(The exercise) Where the data below has the string "What", return the whole line.

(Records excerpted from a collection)
(begin)

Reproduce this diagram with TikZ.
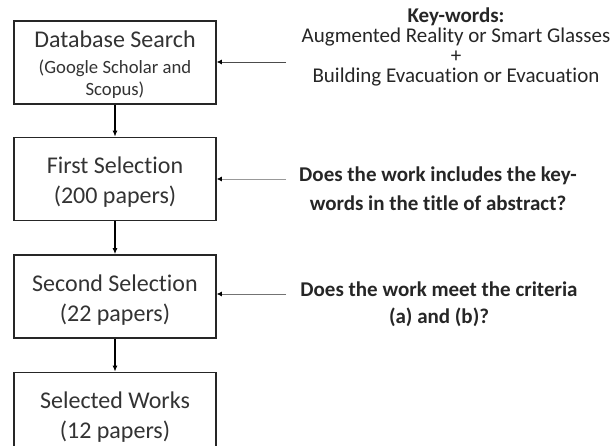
\documentclass[tikz,border=0pt]{standalone}
\usepackage{fontspec}
\setmainfont[Ligatures=NoCommon,RawFeature={-calt;-liga;-dlig}]{Carlito}
\usetikzlibrary{arrows.meta}
\newcommand\kwfont{\fontsize{21}{20}\selectfont\lineskiplimit=-30pt\relax}
\begin{document}
\begin{tikzpicture}[x=1pt,y=-1pt,
  box/.style={draw=black!85,line width=1.6pt,minimum width=202pt,minimum height=83pt,inner sep=0pt,align=center,text=black!80,font=\fontsize{24}{30}\selectfont},
  flow/.style={line width=1.2pt,-{Latex[length=6pt,width=5pt]}},
  side/.style={line width=0.8pt,draw=gray,-{Latex[length=5pt,width=5pt,color=black]}},
  note/.style={align=center,inner sep=0pt,text=black!85}]
\useasboundingbox (0,0) rectangle (615,446);
\clip (0,0) rectangle (615,446);
\fill[white] (0,0) rectangle (615,446);
\node[box,font=\fontsize{18.7}{22}\selectfont] (b1) at (115,62.5) {\rule{0pt}{21pt}\fontsize{24}{26}\selectfont Database Search\\[4pt](Google Scholar and\\Scopus)};
\node[box] (b2) at (115,179) {\rule{0pt}{23pt}First Selection\\(200 papers)};
\node[box] (b3) at (115,296.5) {\rule{0pt}{23pt}Second Selection\\(22 papers)};
\node[box] (b4) at (115,414) {\rule{0pt}{22pt}Selected Works\\(12 papers)};
\draw[flow] (b1) -- (b2);
\draw[flow] (b2) -- (b3);
\draw[flow] (b3) -- (b4);
\node[note,font=\kwfont] (k) at (456,46.5) {\textbf{Key-words:}\\Augmented Reality or Smart Glasses\\+\\Building Evacuation or Evacuation};
\node[note,font=\fontsize{21}{29}\selectfont\bfseries] (q1) at (438,188.5) {Does the work includes the key-\\words in the title of abstract?};
\node[note,font=\fontsize{21}{27}\selectfont\bfseries] (q2) at (439,304) {Does the work meet the criteria\\(a) and (b)?};
\coordinate (s1) at (286,62);
\coordinate (s2) at (286,179);
\coordinate (s3) at (286,294);
\draw[side,draw=black!70] (s1) -- (s1 -| b1.east);
\draw[side,draw=black!40] (s2) -- (s2 -| b2.east);
\draw[side,draw=black!55] (s3) -- (s3 -| b3.east);
\end{tikzpicture}
\end{document}
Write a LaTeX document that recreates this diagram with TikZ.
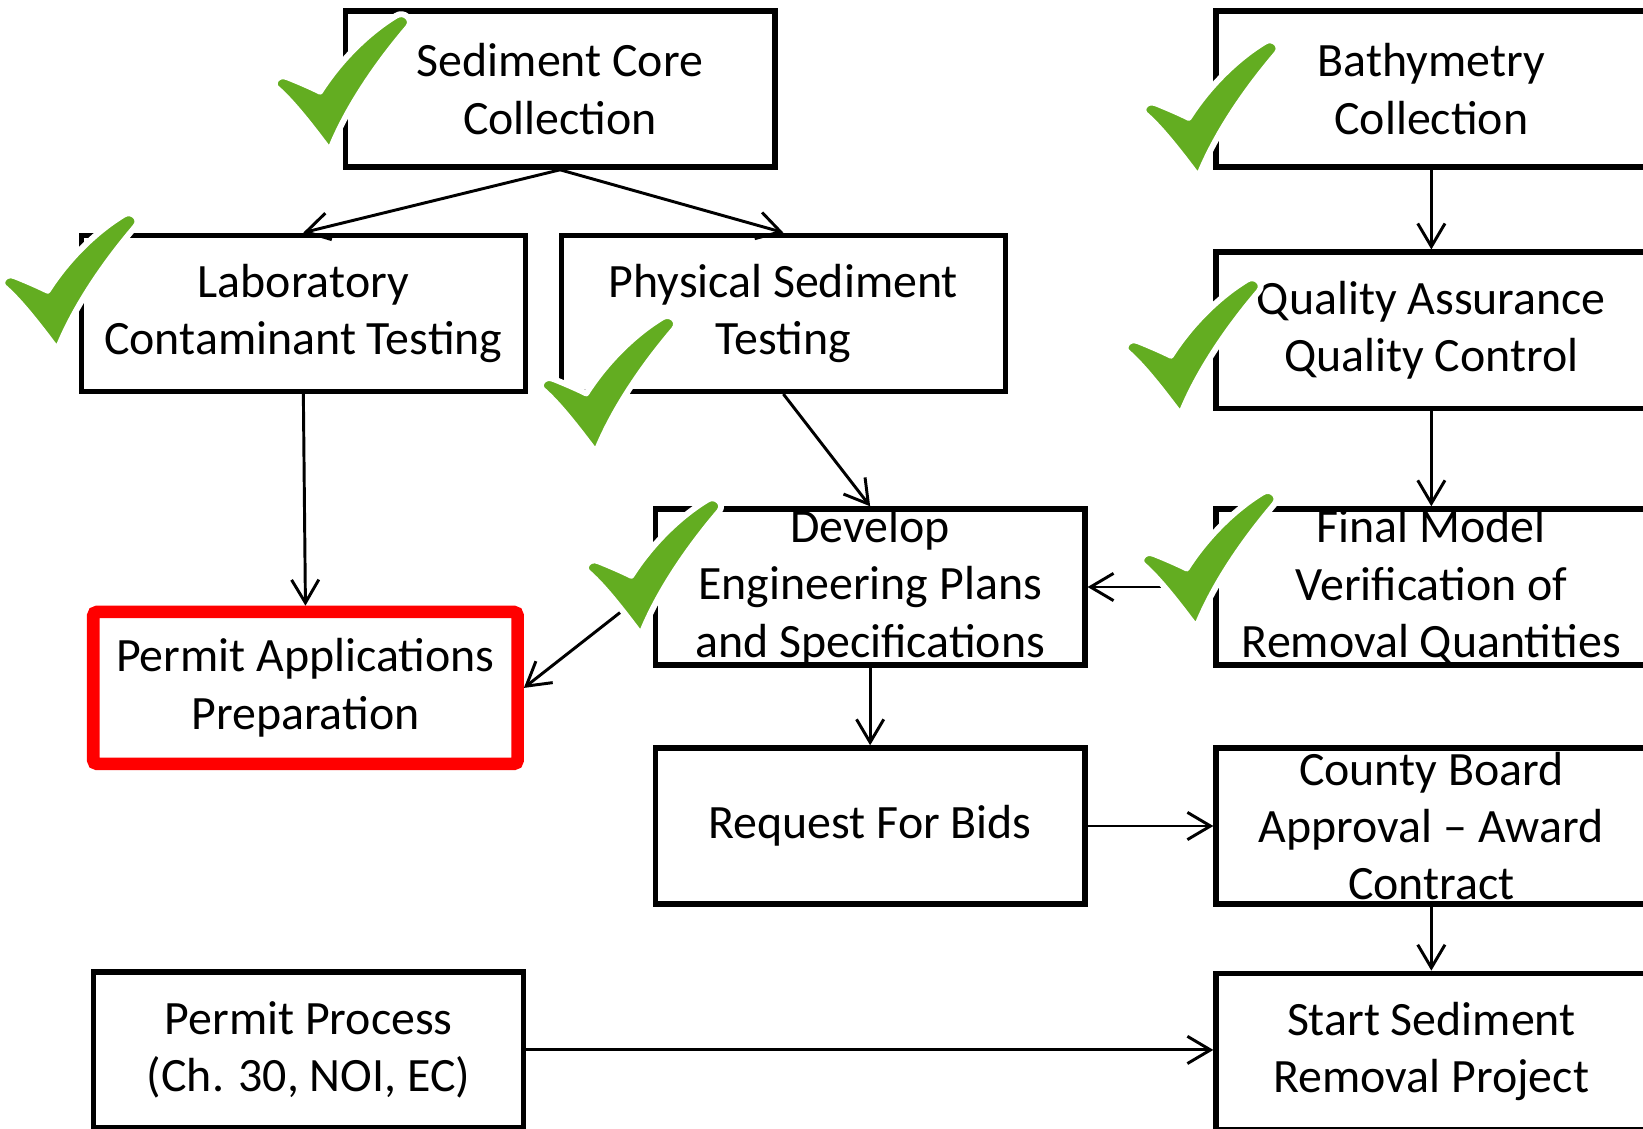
\documentclass[tikz,border=0pt]{standalone}
\usepackage{fontspec}
\setmainfont{Carlito}
\usepackage{tikz}
\usetikzlibrary{positioning,arrows.meta}

\definecolor{tickgreen}{RGB}{99,173,33}

% three lines of text squeezed into a box of fixed height
\newcommand{\threelines}[1]{\parbox[c][1.1cm][c]{3.7cm}{\centering #1}}

% green check mark, origin at its lower tip
\tikzset{
	pics/tick/.style={
		code={
			\filldraw[fill=tickgreen, draw=white, line width=1.6pt, line join=round, scale=1.25]
				(0.03,0) .. controls (-0.12,0.2) and (-0.25,0.36) .. (-0.355,0.45)
				.. controls (-0.39,0.49) and (-0.34,0.56) .. (-0.27,0.53)
				.. controls (-0.17,0.49) and (-0.08,0.45) .. (-0.02,0.42)
				.. controls (0.12,0.64) and (0.33,0.86) .. (0.56,1.0)
				.. controls (0.62,1.04) and (0.70,0.97) .. (0.65,0.91)
				.. controls (0.42,0.64) and (0.20,0.32) .. (0.07,0.01)
				.. controls (0.06,-0.02) and (0.04,-0.02) .. (0.03,0) -- cycle;
		}
	}
}

\begin{document}
\begin{tikzpicture}[
font=\fontsize{13}{15.6}\selectfont,
box/.style={
	rectangle,
	draw,
	line width=1.45pt,
	align=center,
	minimum width=4.10cm,
	minimum height=1.49cm
},
widebox/.style={box, minimum width=4.24cm},
sidebox/.style={box, minimum width=4.11cm},
permitbox/.style={
	box,
	draw=red,
	line width=3.4pt,
	rounded corners=1pt,
	minimum width=4.05cm,
	minimum height=1.45cm
},
arrow/.style={-{Straight Barb[length=2.2mm,width=2.6mm]}, line width=0.8pt}
]
\useasboundingbox (0,0) rectangle (15.68,-10.77);
\clip (0,0) rectangle (15.68,-10.77);

% sampling and survey
\node[box] (core) at (5.345,-0.85) {Sediment Core\\Collection};
\node[sidebox] (bathy) at (13.66,-0.85) {Bathymetry\\Collection};

\node[widebox] (lab) at (2.895,-2.99) {Laboratory\\Contaminant Testing};
\node[widebox, right=0.29cm of lab] (phys) {Physical Sediment\\Testing};

\node[sidebox, below=0.76cm of bathy] (qa) {Quality Assurance\\Quality Control};
\node[sidebox, below=0.91cm of qa] (final) {\threelines{Final Model\\Verification of\\Removal Quantities}};

% design and bidding
\node[box, left=1.20cm of final] (dev) {\threelines{Develop\\Engineering Plans\\and Specifications}};
\node[box, below=0.74cm of dev] (rfb) {Request For Bids};
\node[sidebox, below=0.74cm of final] (county) {\threelines{County Board\\Approval -- Award\\Contract}};
\node[sidebox, below=0.61cm of county] (start) {Start Sediment\\Removal Project};

% permits
\node[permitbox] (permit) at (2.915,-6.565) {Permit Applications\\Preparation};
\node[box] (pp) at (2.945,-10.02) {Permit Process\\(Ch. 30, NOI, EC)};

\draw[arrow] (core.south) -- (lab.north);
\draw[arrow] (core.south) -- (phys.north);
\draw[arrow] (lab.south) -- (permit.north);
\draw[arrow] (phys.south) -- (dev.north);

\draw[arrow] (bathy) -- (qa);
\draw[arrow] (qa) -- (final);
\draw[arrow] (final.west) -- (dev.east);
\draw[arrow] (dev.west) -- (permit.east);
\draw[arrow] (dev) -- (rfb);
\draw[arrow] (rfb) -- (county);
\draw[arrow] (county) -- (start);
\draw[arrow] (pp.east) -- (pp.east -| start.west);

% completed steps
\pic at (3.08,-1.40) {tick};
\pic at (0.48,-3.30) {tick};
\pic at (5.62,-4.28) {tick};
\pic at (11.37,-1.65) {tick};
\pic at (11.20,-3.92) {tick};
\pic at (6.05,-6.02) {tick};
\pic at (11.35,-5.95) {tick};

\end{tikzpicture}
\end{document}
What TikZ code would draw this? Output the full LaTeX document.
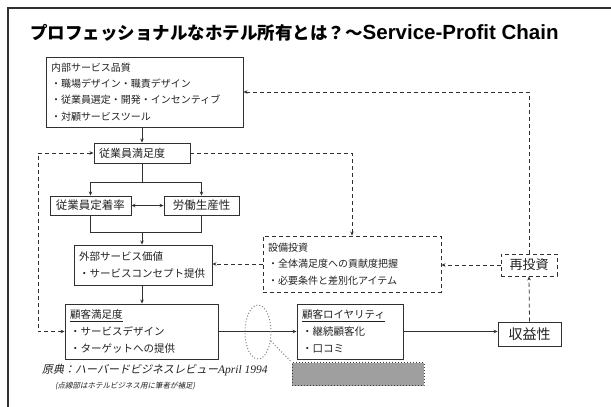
\documentclass[tikz,border=0pt]{standalone}
\usepackage{fontspec}
\setmainfont{Noto Sans CJK JP}
\newfontfamily\lat{Liberation Sans}
\newfontfamily\jpit{Noto Sans CJK JP}[FakeSlant=0.2]
\newfontfamily\serit{Liberation Serif}
\usetikzlibrary{arrows.meta,shapes.geometric}
\definecolor{ink}{HTML}{222222}
\definecolor{ln}{HTML}{303030}
\begin{document}
\begin{tikzpicture}[x=1pt,y=-1pt,
  box/.style={draw=ln, line width=0.9pt, fill=white, inner xsep=5pt, inner ysep=0pt, align=left, text=ink},
  dbox/.style={box, dash pattern=on 4pt off 3pt},
  conn/.style={draw=ln, line width=0.8pt},
  dconn/.style={conn, dash pattern=on 4pt off 3pt},
  tip/.style={-{Stealth[length=4pt,width=3.5pt]}},
  tips/.style={{Stealth[length=4pt,width=3.5pt]}-{Stealth[length=4pt,width=3.5pt]}},
  f10/.style={font=\fontsize{10}{16.3}\selectfont},
  f11/.style={font=\fontsize{11}{16.5}\selectfont}
]
\useasboundingbox (0,0) rectangle (611,407);
\fill[white] (0,0) rectangle (611,407);
% frame
\draw[line width=1.3pt, ln] (8,407) -- (8,8) -- (611,8);
% title
\node[anchor=west, inner sep=0pt, text=black] (title) at (30,33)
  {\fontsize{17.5}{17.5}\selectfont\bfseries プロフェッショナルなホテル所有とは？～{\lat\fontsize{20.5}{20.5}\selectfont Service-Profit Chain}};

% boxes
\node[box, f10, minimum width=197pt, minimum height=70pt, text width=187pt] (b1) at (144.5,92)
  {内部サービス品質\\・職場デザイン・職責デザイン\\・従業員選定・開発・インセンティブ\\・対顧サービスツール};
\node[box, f11, minimum width=96pt, minimum height=20pt, text width=86pt] (es) at (142,153)
  {従業員満足度};
\node[box, font=\fontsize{11.5}{14}\selectfont, minimum width=81pt, minimum height=19pt, align=center] (ret) at (90.5,205.5)
  {従業員定着率};
\node[box, font=\fontsize{11.5}{14}\selectfont, minimum width=75pt, minimum height=19pt, align=center] (prod) at (201.5,205.5)
  {労働生産性};
\node[box, font=\fontsize{10.5}{16.5}\selectfont, minimum width=138pt, minimum height=40pt, text width=128pt] (ext) at (143,265)
  {外部サービス価値\\・サービスコンセプト提供};
\node[dbox, f10, minimum width=178pt, minimum height=56pt, text width=168pt] (fac) at (352,264)
  {設備投資\\・全体満足度への貢献度把握\\・必要条件と差別化アイテム};
\node[dbox, font=\fontsize{13}{13}\selectfont, minimum width=56pt, minimum height=22pt, align=center, inner xsep=0pt] (rein) at (529,265)
  {再投資};
\node[box, font=\fontsize{10.5}{17}\selectfont, minimum width=153pt, minimum height=55pt, text width=143pt] (cs) at (141.5,331.5)
  {\underline{顧客満足度}\\・サービスデザイン\\・ターゲットへの提供};
\node[box, font=\fontsize{10.5}{17}\selectfont, minimum width=106pt, minimum height=55pt, text width=96pt] (cl) at (350,331.5)
  {\underline{顧客ロイヤリティ}\\・継続顧客化\\・口コミ};
\node[box, font=\fontsize{14}{14}\selectfont, minimum width=63pt, minimum height=24pt, align=center, inner xsep=0pt] (prof) at (529.5,334)
  {収益性};

% solid connectors
\draw[conn, tip] (es.north |- b1.south) -- (es.north);
\coordinate (sp1) at (142,182);
\coordinate (mg) at (142,232);
\draw[conn] (es.south) -- (sp1);
\draw[conn, tip] (sp1) -| (ret.north);
\draw[conn, tip] (sp1) -| (prod.north);
\draw[conn, tips] (ret.east) -- (prod.west);
\draw[conn] (ret.south) |- (mg);
\draw[conn] (prod.south) |- (mg);
\draw[conn, tip] (mg) -- (mg |- ext.north);
\draw[conn, tip] (mg |- ext.south) -- (mg |- cs.north);
\draw[conn, tip] (cs.east) -- (cl.west);
\draw[conn, tip] (cl.east) -- (cl.east -| prof.west);

% dashed connectors
\coordinate (lft) at (38,153);
\draw[dconn, tips] (es.west) -- (lft) |- (cs.west);
\draw[dconn, tip] (es.east) -| (fac.north);
\draw[dconn, tip] (fac.west) -- (fac.west -| ext.east);
\draw[dconn, tip] (rein.west) -- (rein.west -| fac.east);
\draw[dconn, tip] (prof.north) -- (rein.south);
\draw[dconn, tip] (rein.north) |- (b1.east);

% highlight ellipse and grey box
\node[draw=gray, dotted, line width=1pt, ellipse, minimum width=26pt, minimum height=54pt] (ell) at (258,332) {};
\node[fill=gray!75, draw=gray!50!black, dotted, line width=1pt, minimum width=132pt, minimum height=23pt] (gb) at (358,374) {};
\draw[gray, dotted, line width=1pt] (ell.-35) -- (gb.north west);

% footer
\node[anchor=west, inner sep=0pt, text=ink] (src) at (42,370)
  {{\jpit\fontsize{11}{11}\selectfont 原典：ハーバードビジネスレビュー}{\serit\itshape\fontsize{11.5}{11.5}\selectfont April 1994}};
\node[anchor=west, inner sep=0pt, text=ink] (note) at (55,386)
  {\jpit\fontsize{7.5}{7.5}\selectfont (点線部はホテルビジネス用に筆者が補足)};
\end{tikzpicture}
\end{document}
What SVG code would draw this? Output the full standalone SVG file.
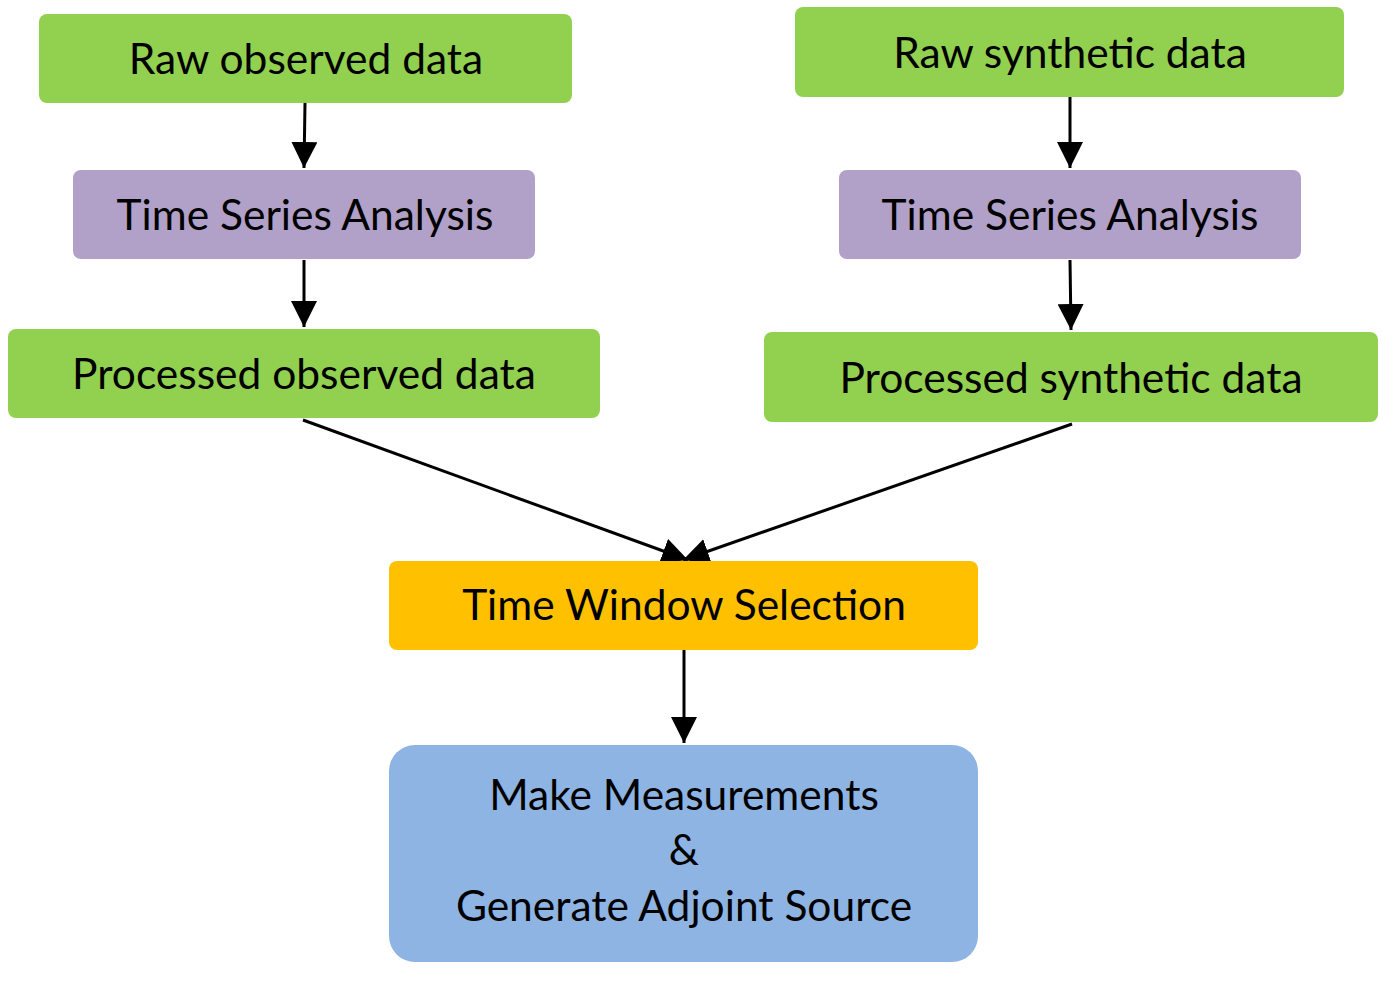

(end)

(Correct result)
What TikZ code would draw this? Output the full LaTeX document.
What SVG code would draw this? Output the full standalone SVG file.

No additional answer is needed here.